▼

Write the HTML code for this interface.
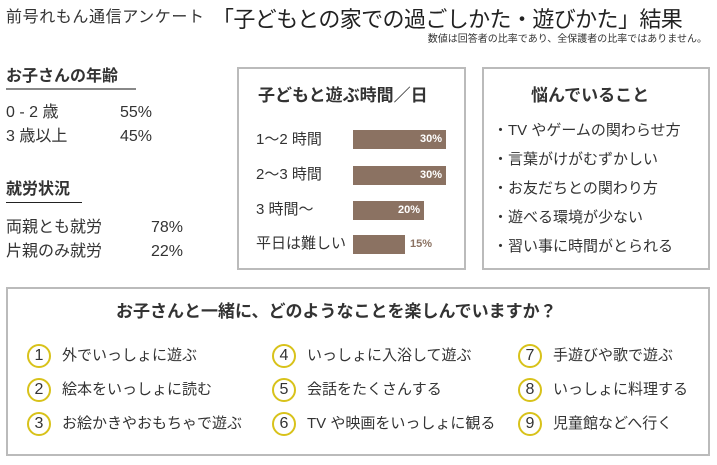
<!DOCTYPE html>
<html><head><meta charset="utf-8"><style>
body{margin:0;width:717px;height:465px;background:#fff;position:relative;font-family:"Liberation Sans","Noto Sans CJK JP",sans-serif;color:#333;overflow:hidden}
.a{position:absolute;white-space:nowrap;line-height:20px}
.box{position:absolute;border:2px solid #bbb;box-sizing:border-box}
.bar{position:absolute;left:353px;height:19px;background:#8b7262;color:#fff;font-size:11px;font-weight:bold;text-align:right;line-height:19px;box-sizing:border-box;padding-right:4px}
.c{position:absolute;width:20px;height:20px;border:2px solid #d8c21a;border-radius:50%;font-size:16px;line-height:20px;text-align:center;color:#333}
.t{position:absolute;font-size:15px;white-space:nowrap;line-height:20px}
</style></head><body>
<div class="a" style="left:6px;top:8px;font-size:16px;letter-spacing:0.6px">前号れもん通信アンケート</div>
<div class="a" style="left:212px;top:6px;font-size:22px;line-height:28px;color:#222;letter-spacing:-0.6px">「子どもとの家での過ごしかた・遊びかた」結果</div>
<div class="a" style="right:10px;top:33px;font-size:10px;line-height:14px">数値は回答者の比率であり、全保護者の比率ではありません。</div>

<div class="a" style="left:6px;top:67px;font-size:16px;font-weight:bold;border-bottom:2px solid #888;padding-bottom:1px;width:130px">お子さんの年齢</div>
<div class="a" style="left:6px;top:103px;font-size:16px">0 - 2 歳</div>
<div class="a" style="left:120px;top:103px;font-size:16px">55%</div>
<div class="a" style="left:6px;top:127px;font-size:16px">3 歳以上</div>
<div class="a" style="left:120px;top:127px;font-size:16px">45%</div>
<div class="a" style="left:6px;top:180px;font-size:16px;font-weight:bold;border-bottom:1px solid #222;padding-bottom:2px;width:76px">就労状況</div>
<div class="a" style="left:6px;top:218px;font-size:16px">両親とも就労</div>
<div class="a" style="left:151px;top:218px;font-size:16px">78%</div>
<div class="a" style="left:6px;top:242px;font-size:16px">片親のみ就労</div>
<div class="a" style="left:151px;top:242px;font-size:16px">22%</div>

<div class="box" style="left:237px;top:67px;width:229px;height:203px"></div>
<div class="a" style="left:258px;top:86px;font-size:17px;font-weight:bold">子どもと遊ぶ時間／日</div>
<div class="a" style="left:256px;top:130px;font-size:15px">1〜2 時間</div>
<div class="a" style="left:256px;top:165px;font-size:15px">2〜3 時間</div>
<div class="a" style="left:256px;top:200px;font-size:15px">3 時間〜</div>
<div class="a" style="left:256px;top:234px;font-size:15px">平日は難しい</div>
<div class="bar" style="top:130px;width:93px">30%</div>
<div class="bar" style="top:166px;width:93px">30%</div>
<div class="bar" style="top:201px;width:71px">20%</div>
<div class="bar" style="top:235px;width:52px"></div>
<div class="a" style="left:410px;top:235px;font-size:11px;font-weight:bold;line-height:19px;color:#8b7262">15%</div>

<div class="box" style="left:482px;top:67px;width:228px;height:203px"></div>
<div class="a" style="left:531px;top:86px;font-size:17px;font-weight:bold">悩んでいること</div>
<div class="a" style="left:493px;top:116px;font-size:15px;line-height:29px">・TV やゲームの関わらせ方<br>・言葉がけがむずかしい<br>・お友だちとの関わり方<br>・遊べる環境が少ない<br>・習い事に時間がとられる</div>

<div class="box" style="left:6px;top:287px;width:704px;height:169px"></div>
<div class="a" style="left:116px;top:302px;font-size:17px;font-weight:bold">お子さんと一緒に、どのようなことを楽しんでいますか？</div>

<div class="c" style="left:27px;top:344px">1</div><div class="t" style="left:62px;top:346px">外でいっしょに遊ぶ</div>
<div class="c" style="left:27px;top:378px">2</div><div class="t" style="left:62px;top:380px">絵本をいっしょに読む</div>
<div class="c" style="left:27px;top:412px">3</div><div class="t" style="left:62px;top:414px">お絵かきやおもちゃで遊ぶ</div>
<div class="c" style="left:272px;top:344px">4</div><div class="t" style="left:307px;top:346px">いっしょに入浴して遊ぶ</div>
<div class="c" style="left:272px;top:378px">5</div><div class="t" style="left:307px;top:380px">会話をたくさんする</div>
<div class="c" style="left:272px;top:412px">6</div><div class="t" style="left:307px;top:414px">TV や映画をいっしょに観る</div>
<div class="c" style="left:518px;top:344px">7</div><div class="t" style="left:553px;top:346px">手遊びや歌で遊ぶ</div>
<div class="c" style="left:518px;top:378px">8</div><div class="t" style="left:553px;top:380px">いっしょに料理する</div>
<div class="c" style="left:518px;top:412px">9</div><div class="t" style="left:553px;top:414px">児童館などへ行く</div>
</body></html>
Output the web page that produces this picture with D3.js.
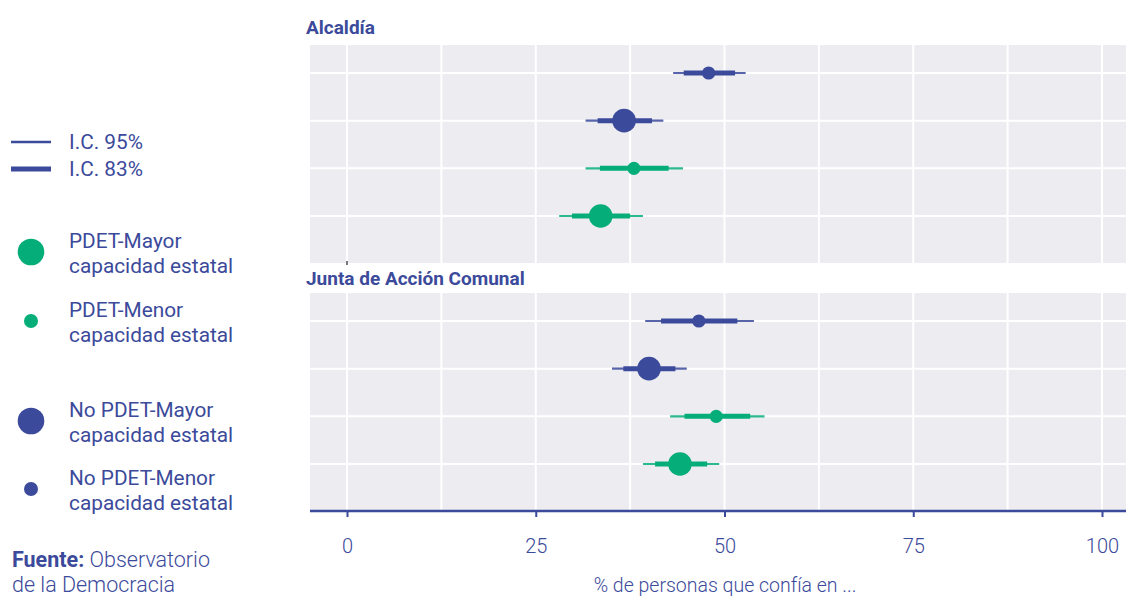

▲

Set down the material exactly, every line of it, except for the pictures.

Write the HTML code for this interface.
<!DOCTYPE html>
<html><head><meta charset="utf-8"><style>
body{margin:0;width:717px;height:465px;background:#fff;position:relative;font-family:"Liberation Sans","Noto Sans CJK JP",sans-serif;color:#333;overflow:hidden}
.a{position:absolute;white-space:nowrap;line-height:20px}
.box{position:absolute;border:2px solid #bbb;box-sizing:border-box}
.bar{position:absolute;left:353px;height:19px;background:#8b7262;color:#fff;font-size:11px;font-weight:bold;text-align:right;line-height:19px;box-sizing:border-box;padding-right:4px}
.c{position:absolute;width:20px;height:20px;border:2px solid #d8c21a;border-radius:50%;font-size:16px;line-height:20px;text-align:center;color:#333}
.t{position:absolute;font-size:15px;white-space:nowrap;line-height:20px}
</style></head><body>
<div class="a" style="left:6px;top:8px;font-size:16px;letter-spacing:0.6px">前号れもん通信アンケート</div>
<div class="a" style="left:212px;top:6px;font-size:22px;line-height:28px;color:#222;letter-spacing:-0.6px">「子どもとの家での過ごしかた・遊びかた」結果</div>
<div class="a" style="right:10px;top:33px;font-size:10px;line-height:14px">数値は回答者の比率であり、全保護者の比率ではありません。</div>

<div class="a" style="left:6px;top:67px;font-size:16px;font-weight:bold;border-bottom:2px solid #888;padding-bottom:1px;width:130px">お子さんの年齢</div>
<div class="a" style="left:6px;top:103px;font-size:16px">0 - 2 歳</div>
<div class="a" style="left:120px;top:103px;font-size:16px">55%</div>
<div class="a" style="left:6px;top:127px;font-size:16px">3 歳以上</div>
<div class="a" style="left:120px;top:127px;font-size:16px">45%</div>
<div class="a" style="left:6px;top:180px;font-size:16px;font-weight:bold;border-bottom:1px solid #222;padding-bottom:2px;width:76px">就労状況</div>
<div class="a" style="left:6px;top:218px;font-size:16px">両親とも就労</div>
<div class="a" style="left:151px;top:218px;font-size:16px">78%</div>
<div class="a" style="left:6px;top:242px;font-size:16px">片親のみ就労</div>
<div class="a" style="left:151px;top:242px;font-size:16px">22%</div>

<div class="box" style="left:237px;top:67px;width:229px;height:203px"></div>
<div class="a" style="left:258px;top:86px;font-size:17px;font-weight:bold">子どもと遊ぶ時間／日</div>
<div class="a" style="left:256px;top:130px;font-size:15px">1〜2 時間</div>
<div class="a" style="left:256px;top:165px;font-size:15px">2〜3 時間</div>
<div class="a" style="left:256px;top:200px;font-size:15px">3 時間〜</div>
<div class="a" style="left:256px;top:234px;font-size:15px">平日は難しい</div>
<div class="bar" style="top:130px;width:93px">30%</div>
<div class="bar" style="top:166px;width:93px">30%</div>
<div class="bar" style="top:201px;width:71px">20%</div>
<div class="bar" style="top:235px;width:52px"></div>
<div class="a" style="left:410px;top:235px;font-size:11px;font-weight:bold;line-height:19px;color:#8b7262">15%</div>

<div class="box" style="left:482px;top:67px;width:228px;height:203px"></div>
<div class="a" style="left:531px;top:86px;font-size:17px;font-weight:bold">悩んでいること</div>
<div class="a" style="left:493px;top:116px;font-size:15px;line-height:29px">・TV やゲームの関わらせ方<br>・言葉がけがむずかしい<br>・お友だちとの関わり方<br>・遊べる環境が少ない<br>・習い事に時間がとられる</div>

<div class="box" style="left:6px;top:287px;width:704px;height:169px"></div>
<div class="a" style="left:116px;top:302px;font-size:17px;font-weight:bold">お子さんと一緒に、どのようなことを楽しんでいますか？</div>

<div class="c" style="left:27px;top:344px">1</div><div class="t" style="left:62px;top:346px">外でいっしょに遊ぶ</div>
<div class="c" style="left:27px;top:378px">2</div><div class="t" style="left:62px;top:380px">絵本をいっしょに読む</div>
<div class="c" style="left:27px;top:412px">3</div><div class="t" style="left:62px;top:414px">お絵かきやおもちゃで遊ぶ</div>
<div class="c" style="left:272px;top:344px">4</div><div class="t" style="left:307px;top:346px">いっしょに入浴して遊ぶ</div>
<div class="c" style="left:272px;top:378px">5</div><div class="t" style="left:307px;top:380px">会話をたくさんする</div>
<div class="c" style="left:272px;top:412px">6</div><div class="t" style="left:307px;top:414px">TV や映画をいっしょに観る</div>
<div class="c" style="left:518px;top:344px">7</div><div class="t" style="left:553px;top:346px">手遊びや歌で遊ぶ</div>
<div class="c" style="left:518px;top:378px">8</div><div class="t" style="left:553px;top:380px">いっしょに料理する</div>
<div class="c" style="left:518px;top:412px">9</div><div class="t" style="left:553px;top:414px">児童館などへ行く</div>
</body></html>
Output the web page that produces this picture with D3.js.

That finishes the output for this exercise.